Highlights from PIMCO Lunch-and-Learn
June 5, 2014 | By Kevin Smith
We held an educational lunch seminar on June 4th, hosted by PIMCO, and the responses from those who attended have been very positive. We plan on providing more of these in the future for small groups. Here are some highlights…
– Our PIMCO representative shared his firm’s views on the global economy and implications for investors. PIMCO’s main themes are economic productivity below historical averages in the next 3-5 years for a variety of reasons and the persistence of low interest rates in developed markets. We started by spanning the globe…
- U.S. – central banking policy has ‘reflated’ the stock market and the real estate market, but the rest of the economy is recovering quite slowly, which is reflected in the low labor participation rate and very slow growth of real wages.
- Europe – likely to continue experiencing a U.S.-style ‘quantitative easing’ to stimulate the economy.
- Japan – high rates of debt, low interest, and aging demographics are likely compounding factors for slow growth.
- China – addressing the ‘shadow banking’ system and other factors are causing growth challenges.
- Emerging markets – expectations for relatively higher growth rates compared to developed markets, but also closely tied to the progress of developed markets.
-We then heard about PIMCO’s expectations for interest rate policy over the next 5 years. Although predicting the timing and direction of interest rate movements in the near term is not a strategy with high odds of success, the Federal Reserve has adopted the policy of providing enough information to set intermediate term expectations, which can be useful in planning.

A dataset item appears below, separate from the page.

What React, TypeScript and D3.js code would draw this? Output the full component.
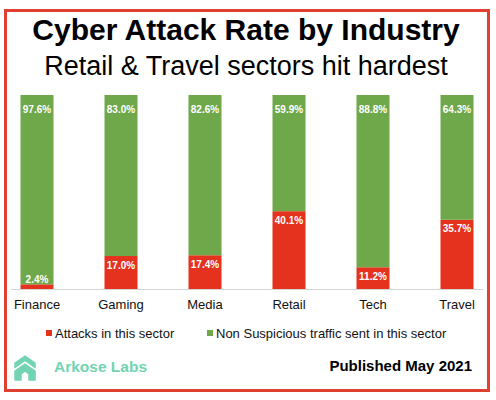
import { useEffect, useRef } from "react"
import * as d3 from "d3"

const industries = ["Finance", "Gaming", "Media", "Retail", "Tech", "Travel"]
const attacks = [2.4, 17.0, 17.4, 40.1, 11.2, 35.7]
const nonSuspicious = [97.6, 83.0, 82.6, 59.9, 88.8, 64.3]
const seriesNames = ["Attacks in this sector", "Non Suspicious traffic sent in this sector"]

const RED = "#e5321f"
const GREEN = "#6fa84a"
const FONT = "'Liberation Sans', Arial, sans-serif"

export default function App() {
  const svgRef = useRef<SVGSVGElement>(null)

  useEffect(() => {
    if (!svgRef.current) return
    const width = 496
    const height = 400
    const svg = d3.select(svgRef.current)
    svg.selectAll("*").remove()
    svg.attr("width", width).attr("height", height)

    svg.append("rect").attr("width", width).attr("height", height).attr("fill", "#fff")

    // frame
    svg
      .append("rect")
      .attr("x", 5.5)
      .attr("y", 10.5)
      .attr("width", 483)
      .attr("height", 380)
      .attr("fill", "none")
      .attr("stroke", "#e0402f")
      .attr("stroke-width", 3)

    // titles
    svg
      .append("text")
      .attr("x", 246)
      .attr("y", 40)
      .attr("text-anchor", "middle")
      .style("font-family", FONT)
      .style("font-weight", "bold")
      .style("font-size", "30px")
      .text("Cyber Attack Rate by Industry")

    svg
      .append("text")
      .attr("x", 246)
      .attr("y", 75)
      .attr("text-anchor", "middle")
      .style("font-family", FONT)
      .style("font-size", "27px")
      .text("Retail & Travel sectors hit hardest")

    const rows = industries.map((name, i) => ({
      name,
      attacks: attacks[i],
      safe: nonSuspicious[i],
    }))
    const stack = d3.stack<any>().keys(["attacks", "safe"])
    const layers = stack(rows)

    const x = d3.scalePoint<string>().domain(industries).range([37, 457])
    const y = d3.scaleLinear().domain([0, 100]).range([289, 95])
    const barW = 33
    const colors = [RED, GREEN]

    // baseline
    svg
      .append("line")
      .attr("x1", 11)
      .attr("x2", 483)
      .attr("y1", y(0) + 0.5)
      .attr("y2", y(0) + 0.5)
      .attr("stroke", "#d4d4d4")
      .attr("stroke-width", 1)

    layers.forEach((layer, li) => {
      svg
        .append("g")
        .selectAll("rect")
        .data(layer)
        .enter()
        .append("rect")
        .attr("x", (d: any) => (x(d.data.name) as number) - barW / 2)
        .attr("y", (d) => y(d[1]))
        .attr("width", barW)
        .attr("height", (d) => y(d[0]) - y(d[1]))
        .attr("fill", colors[li])
    })

    // value labels
    layers.forEach((layer, li) => {
      svg
        .append("g")
        .selectAll("text")
        .data(layer)
        .enter()
        .append("text")
        .attr("x", (d: any) => x(d.data.name) as number)
        .attr("y", (d) => {
          const top = y(d[1])
          const h = y(d[0]) - top
          if (li === 0 && h < 14) return top - 5
          return top + (li === 0 ? 9 : 14)
        })
        .attr("dy", "0.35em")
        .attr("text-anchor", "middle")
        .style("font-family", FONT)
        .style("font-weight", "bold")
        .style("font-size", "10px")
        .style("fill", "#fff")
        .text((d) => `${(d[1] - d[0]).toFixed(1)}%`)
    })

    // category labels
    svg
      .append("g")
      .selectAll("text")
      .data(industries)
      .enter()
      .append("text")
      .attr("x", (d) => x(d) as number)
      .attr("y", 309)
      .attr("text-anchor", "middle")
      .style("font-family", FONT)
      .style("font-size", "13px")
      .style("fill", "#111")
      .text((d) => d)

    // legend
    const legendX = [46, 207]
    seriesNames.forEach((name, i) => {
      const g = svg.append("g").attr("transform", `translate(${legendX[i]},333)`)
      g.append("rect").attr("x", 0).attr("y", -3).attr("width", 6).attr("height", 6).attr("fill", colors[i])
      g.append("text")
        .attr("x", 9)
        .attr("y", 0)
        .attr("dy", "0.35em")
        .style("font-family", FONT)
        .style("font-size", "13px")
        .style("fill", "#111")
        .text(name)
    })

    // logo
    const logo = svg.append("g").attr("transform", "translate(15,356)").attr("fill", "#72d4b2")
    logo.append("path").attr("d", "M0,7 L10,0 L20,7 V11.5 L10,4.5 L0,11.5 Z").attr("stroke", "#72d4b2").attr("stroke-linejoin", "round").attr("stroke-width", 1.5)
    logo.append("path").attr("d", "M0,15 L10,8 L20,15 V24 H14 V18 L10,15 L6,18 V24 H0 Z").attr("stroke", "#72d4b2").attr("stroke-linejoin", "round").attr("stroke-width", 1.5)

    svg
      .append("text")
      .attr("x", 54)
      .attr("y", 367)
      .attr("dy", "0.35em")
      .style("font-family", FONT)
      .style("font-weight", "bold")
      .style("font-size", "15.5px")
      .style("fill", "#72d4b2")
      .text("Arkose Labs")

    svg
      .append("text")
      .attr("x", 472)
      .attr("y", 366)
      .attr("dy", "0.35em")
      .attr("text-anchor", "end")
      .style("font-family", FONT)
      .style("font-weight", "bold")
      .style("font-size", "15px")
      .style("fill", "#000")
      .text("Published May 2021")
  }, [])

  return <svg ref={svgRef} style={{ position: "absolute", left: 0, top: 0, display: "block" }} />
}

- The current federal funds target rate is 0%, the long term average is about 4%, and PIMCO expects that the ‘Neutral’ rate the Federal Reserve will target is likely 2%. A sharp increase in rates would likely bring economic growth to a halt, and stifle the real estate market. The Fed has likely learned its lesson because it tried that after the Great Depression with poor results.
- PIMCO believes this increase will not begin until after quantitative easing (Treasury bond buying) winds down in mid-2015, and increases in interest rates are likely to be gradual.

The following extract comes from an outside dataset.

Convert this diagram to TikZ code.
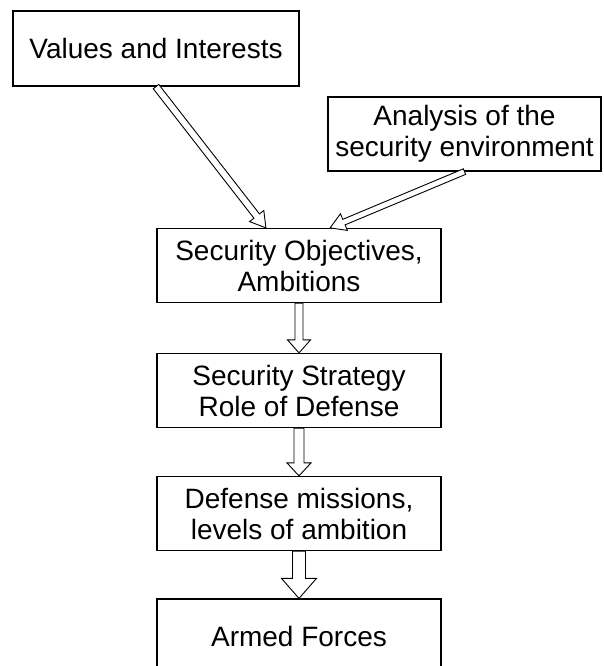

-PIMCO synthesizes this information into investment implications. Some of the key takeaways from their views that we find useful are…
- The persistence of low interest rates implies negative real returns on cash (after inflation), so don’t hold more cash than you need to.
- The odds of a sustained and sharp increase in interests rates are low, which implies that bond prices are more likely to be fairly stable.
- Positive real returns on bonds with relatively low risk are available in the corporate bond segment and outside of the U.S.
- Expect average annualized returns on stocks and bonds to be lower than historical averages over the next 5-10 years.
- Diversification is as important as ever to capture market returns and consider the use of non-traditional asset categories for meaningful diversification (low correlation to stocks and bonds).
- Central bank policy has caused Treasury bonds to make up a large portion of the aggregate bond market, so market-weighted index bond funds will own more Treasury bonds than most investors will want and cause a drag on returns.